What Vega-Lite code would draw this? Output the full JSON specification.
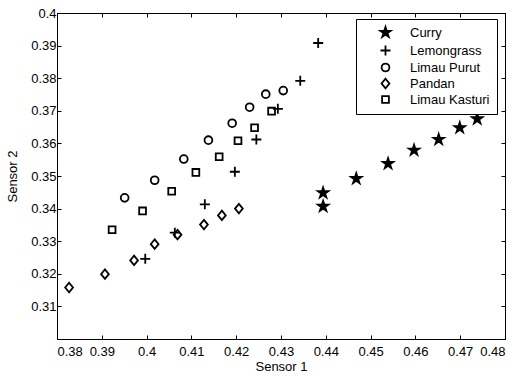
{
  "$schema": "https://vega.github.io/schema/vega-lite/v6.json",
  "width": 448,
  "height": 326,
  "autosize": {"type": "none"},
  "padding": {"left": 57, "top": 13, "right": 11, "bottom": 38},
  "background": "white",
  "config": {
    "font": "Liberation Sans",
    "view": {"stroke": "black", "strokeWidth": 1},
    "axis": {
      "grid": false,
      "domainColor": "black",
      "domainWidth": 1,
      "tickColor": "black",
      "tickSize": -4,
      "labelFont": "Liberation Sans",
      "labelFontSize": 13,
      "labelColor": "black",
      "titleFont": "Liberation Sans",
      "titleFontSize": 13,
      "titleFontWeight": "normal",
      "titleColor": "black"
    },
    "legend": {
      "labelFont": "Liberation Sans",
      "labelFontSize": 13,
      "labelColor": "black"
    }
  },
  "data": {
    "values": [
      {"series": "Curry", "x": 0.4394, "y": 0.3448},
      {"series": "Curry", "x": 0.4394, "y": 0.3407},
      {"series": "Curry", "x": 0.4468, "y": 0.3492},
      {"series": "Curry", "x": 0.4539, "y": 0.3538},
      {"series": "Curry", "x": 0.4597, "y": 0.3579},
      {"series": "Curry", "x": 0.4652, "y": 0.3612},
      {"series": "Curry", "x": 0.4699, "y": 0.3648},
      {"series": "Curry", "x": 0.4738, "y": 0.3675},
      {"series": "Lemongrass", "x": 0.4383, "y": 0.3908},
      {"series": "Lemongrass", "x": 0.4343, "y": 0.3792},
      {"series": "Lemongrass", "x": 0.4293, "y": 0.3706},
      {"series": "Lemongrass", "x": 0.4245, "y": 0.3612},
      {"series": "Lemongrass", "x": 0.4197, "y": 0.3513},
      {"series": "Lemongrass", "x": 0.4130, "y": 0.3413},
      {"series": "Lemongrass", "x": 0.4063, "y": 0.3326},
      {"series": "Lemongrass", "x": 0.3997, "y": 0.3246},
      {"series": "Limau Purut", "x": 0.3951, "y": 0.3433},
      {"series": "Limau Purut", "x": 0.4018, "y": 0.3487},
      {"series": "Limau Purut", "x": 0.4083, "y": 0.3552},
      {"series": "Limau Purut", "x": 0.4138, "y": 0.3610},
      {"series": "Limau Purut", "x": 0.4191, "y": 0.3662},
      {"series": "Limau Purut", "x": 0.4230, "y": 0.3711},
      {"series": "Limau Purut", "x": 0.4266, "y": 0.3751},
      {"series": "Limau Purut", "x": 0.4305, "y": 0.3762},
      {"series": "Pandan", "x": 0.3827, "y": 0.3158},
      {"series": "Pandan", "x": 0.3907, "y": 0.3199},
      {"series": "Pandan", "x": 0.3972, "y": 0.3241},
      {"series": "Pandan", "x": 0.4018, "y": 0.3291},
      {"series": "Pandan", "x": 0.4069, "y": 0.3320},
      {"series": "Pandan", "x": 0.4128, "y": 0.3351},
      {"series": "Pandan", "x": 0.4168, "y": 0.3379},
      {"series": "Pandan", "x": 0.4206, "y": 0.3400},
      {"series": "Limau Kasturi", "x": 0.3923, "y": 0.3335},
      {"series": "Limau Kasturi", "x": 0.3991, "y": 0.3393},
      {"series": "Limau Kasturi", "x": 0.4056, "y": 0.3453},
      {"series": "Limau Kasturi", "x": 0.4110, "y": 0.3511},
      {"series": "Limau Kasturi", "x": 0.4162, "y": 0.3559},
      {"series": "Limau Kasturi", "x": 0.4204, "y": 0.3608},
      {"series": "Limau Kasturi", "x": 0.4241, "y": 0.3648},
      {"series": "Limau Kasturi", "x": 0.4279, "y": 0.3699}
    ]
  },
  "layer": [
    {
      "mark": {"type": "point", "strokeWidth": 1.8, "size": 100, "opacity": 1},
      "encoding": {
        "x": {
          "field": "x", "type": "quantitative",
          "scale": {"domain": [0.38, 0.48], "nice": false, "zero": false},
          "axis": {"orient": "bottom", "title": "Sensor 1", "values": [0.38, 0.39, 0.4, 0.41, 0.42, 0.43, 0.44, 0.45, 0.46, 0.47, 0.48], "format": ".2~f", "labelPadding": 10, "titlePadding": 2}
        },
        "y": {
          "field": "y", "type": "quantitative",
          "scale": {"domain": [0.3, 0.4], "nice": false, "zero": false},
          "axis": {"orient": "left", "title": "Sensor 2", "values": [0.31, 0.32, 0.33, 0.34, 0.35, 0.36, 0.37, 0.38, 0.39, 0.4], "format": ".2~f", "labelPadding": 5, "titlePadding": 11}
        },
        "shape": {
          "field": "series", "type": "nominal",
          "scale": {
            "domain": ["Curry", "Lemongrass", "Limau Purut", "Pandan", "Limau Kasturi"],
            "range": [
              "M0,-1.1L0.246,-0.338L1.046,-0.34L0.397,0.129L0.647,0.89L0,0.417L-0.647,0.89L-0.397,0.129L-1.046,-0.34L-0.246,-0.338Z",
              "M-1,0L1,0M0,-1L0,1",
              "M-0.78,0A0.78,0.78 0 1,1 0.78,0A0.78,0.78 0 1,1 -0.78,0Z",
              "M0,-0.95L0.78,0L0,0.95L-0.78,0Z",
              "M-0.68,-0.68L0.68,-0.68L0.68,0.68L-0.68,0.68Z"
            ]
          },
          "legend": {
            "title": null, "orient": "none", "legendX": 299, "legendY": 6,
            "strokeColor": "black", "fillColor": "white", "padding": 7,
            "symbolOffset": 16, "labelOffset": 18, "rowPadding": 0,
            "symbolSize": 100, "symbolStrokeWidth": 1.8
          }
        },
        "fill": {
          "field": "series", "type": "nominal",
          "scale": {
            "domain": ["Curry", "Lemongrass", "Limau Purut", "Pandan", "Limau Kasturi"],
            "range": ["black", "transparent", "transparent", "transparent", "transparent"]
          },
          "legend": {
            "title": null, "orient": "none", "legendX": 299, "legendY": 6,
            "strokeColor": "black", "fillColor": "white", "padding": 7,
            "symbolOffset": 16, "labelOffset": 18, "rowPadding": 0,
            "symbolSize": 100, "symbolStrokeWidth": 1.8
          }
        },
        "stroke": {
          "field": "series", "type": "nominal",
          "scale": {
            "domain": ["Curry", "Lemongrass", "Limau Purut", "Pandan", "Limau Kasturi"],
            "range": ["black", "black", "black", "black", "black"]
          },
          "legend": {
            "title": null, "orient": "none", "legendX": 299, "legendY": 6,
            "strokeColor": "black", "fillColor": "white", "padding": 7,
            "symbolOffset": 16, "labelOffset": 18, "rowPadding": 0,
            "symbolSize": 100, "symbolStrokeWidth": 1.8
          }
        }
      }
    },
    {
      "mark": {"type": "point", "opacity": 0},
      "encoding": {
        "x": {
          "field": "x", "type": "quantitative",
          "scale": {"domain": [0.38, 0.48], "nice": false, "zero": false},
          "axis": {"orient": "top", "title": null, "labels": false, "values": [0.38, 0.39, 0.4, 0.41, 0.42, 0.43, 0.44, 0.45, 0.46, 0.47, 0.48]}
        },
        "y": {
          "field": "y", "type": "quantitative",
          "scale": {"domain": [0.3, 0.4], "nice": false, "zero": false},
          "axis": {"orient": "right", "title": null, "labels": false, "values": [0.31, 0.32, 0.33, 0.34, 0.35, 0.36, 0.37, 0.38, 0.39, 0.4]}
        }
      }
    }
  ],
  "resolve": {"axis": {"x": "independent", "y": "independent"}}
}
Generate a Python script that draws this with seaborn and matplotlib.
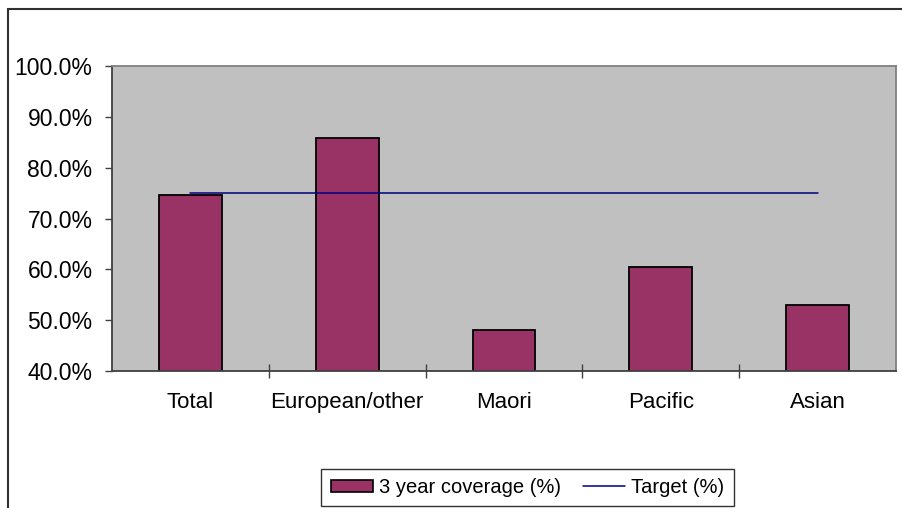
import numpy as np
import pandas as pd
import matplotlib
matplotlib.use('Agg')
import matplotlib.pyplot as plt
import seaborn as sns
from matplotlib.patches import Rectangle, Patch
from matplotlib.lines import Line2D
from matplotlib.ticker import FuncFormatter, FixedLocator

# Coverage data
groups = ['Total', 'European/other', 'Maori', 'Pacific', 'Asian']
coverage = [74.6, 85.8, 48.0, 60.5, 52.9]
target = [75.0, 75.0, 75.0, 75.0, 75.0]

df = pd.DataFrame({'Group': groups, 'Coverage': coverage, 'Target': target})

sns.set_style('white')
plt.rcParams['font.family'] = ['Liberation Sans', 'DejaVu Sans']
plt.rcParams['text.color'] = 'black'

fig = plt.figure(figsize=(9.02, 5.08), dpi=100)
ax = fig.add_axes([112 / 902, 1 - 371 / 508, 784 / 902, 305 / 508])
ax.set_facecolor('#C0C0C0')

sns.barplot(data=df, x='Group', y='Coverage', color='#993366', width=0.4,
            edgecolor='black', linewidth=1.3, saturation=1, ax=ax)
ax.plot(np.arange(len(groups)), df['Target'], color='#000080', linewidth=1.1)

ax.set_xlim(-0.5, len(groups) - 0.5)
ax.set_ylim(40, 100)
ax.set_yticks(np.arange(40, 101, 10))
ax.yaxis.set_major_formatter(FuncFormatter(lambda v, p: f'{v:.1f}%'))
ax.set_xlabel('')
ax.set_ylabel('')

ax.tick_params(axis='y', which='major', direction='out', length=5, width=1,
               color='#404040', pad=9, labelsize=16.5, labelcolor='black',
               left=True)
ax.tick_params(axis='x', which='major', length=0, pad=15, labelsize=16,
               labelcolor='black')
ax.xaxis.set_minor_locator(FixedLocator(np.arange(0.5, len(groups) - 0.5, 1)))
ax.tick_params(axis='x', which='minor', direction='inout', length=10, width=1,
               color='#404040', bottom=True)

for side in ['left', 'bottom']:
    ax.spines[side].set_color('#404040')
    ax.spines[side].set_linewidth(1.3)
for side in ['top', 'right']:
    ax.spines[side].set_visible(True)
    ax.spines[side].set_color('#808080')
    ax.spines[side].set_linewidth(1.3)

# Outer chart border (cropped at right and bottom)
fig.patches.append(Rectangle((8 / 902, -0.1), 1.2, 1 - 9 / 508 + 0.1,
                             transform=fig.transFigure, fill=False,
                             edgecolor='#303030', linewidth=1.5))

handles = [Patch(facecolor='#993366', edgecolor='black', linewidth=1.2),
           Line2D([0], [0], color='#000080', linewidth=1.1)]
leg = fig.legend(handles, ['3 year coverage (%)', 'Target (%)'], ncol=2,
                 loc='center', bbox_to_anchor=(527.5 / 902, 1 - 487.5 / 508),
                 fontsize=14.5, frameon=True, fancybox=False, handlelength=2.1,
                 handleheight=0.6, handletextpad=0.3, columnspacing=1.1,
                 borderpad=0.45, borderaxespad=0)
leg.get_frame().set_edgecolor('black')
leg.get_frame().set_linewidth(1.0)

fig.savefig('out.png', dpi=100)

## Work to do
Return exactly the lines from the one with "Generate a Python" to the one with "color='#404040', bottom=True)", both ends kept, and only those. Images are left out.

## Response to the task
Generate a Python script that draws this with seaborn and matplotlib.
import numpy as np
import pandas as pd
import matplotlib
matplotlib.use('Agg')
import matplotlib.pyplot as plt
import seaborn as sns
from matplotlib.patches import Rectangle, Patch
from matplotlib.lines import Line2D
from matplotlib.ticker import FuncFormatter, FixedLocator

# Coverage data
groups = ['Total', 'European/other', 'Maori', 'Pacific', 'Asian']
coverage = [74.6, 85.8, 48.0, 60.5, 52.9]
target = [75.0, 75.0, 75.0, 75.0, 75.0]

df = pd.DataFrame({'Group': groups, 'Coverage': coverage, 'Target': target})

sns.set_style('white')
plt.rcParams['font.family'] = ['Liberation Sans', 'DejaVu Sans']
plt.rcParams['text.color'] = 'black'

fig = plt.figure(figsize=(9.02, 5.08), dpi=100)
ax = fig.add_axes([112 / 902, 1 - 371 / 508, 784 / 902, 305 / 508])
ax.set_facecolor('#C0C0C0')

sns.barplot(data=df, x='Group', y='Coverage', color='#993366', width=0.4,
            edgecolor='black', linewidth=1.3, saturation=1, ax=ax)
ax.plot(np.arange(len(groups)), df['Target'], color='#000080', linewidth=1.1)

ax.set_xlim(-0.5, len(groups) - 0.5)
ax.set_ylim(40, 100)
ax.set_yticks(np.arange(40, 101, 10))
ax.yaxis.set_major_formatter(FuncFormatter(lambda v, p: f'{v:.1f}%'))
ax.set_xlabel('')
ax.set_ylabel('')

ax.tick_params(axis='y', which='major', direction='out', length=5, width=1,
               color='#404040', pad=9, labelsize=16.5, labelcolor='black',
               left=True)
ax.tick_params(axis='x', which='major', length=0, pad=15, labelsize=16,
               labelcolor='black')
ax.xaxis.set_minor_locator(FixedLocator(np.arange(0.5, len(groups) - 0.5, 1)))
ax.tick_params(axis='x', which='minor', direction='inout', length=10, width=1,
               color='#404040', bottom=True)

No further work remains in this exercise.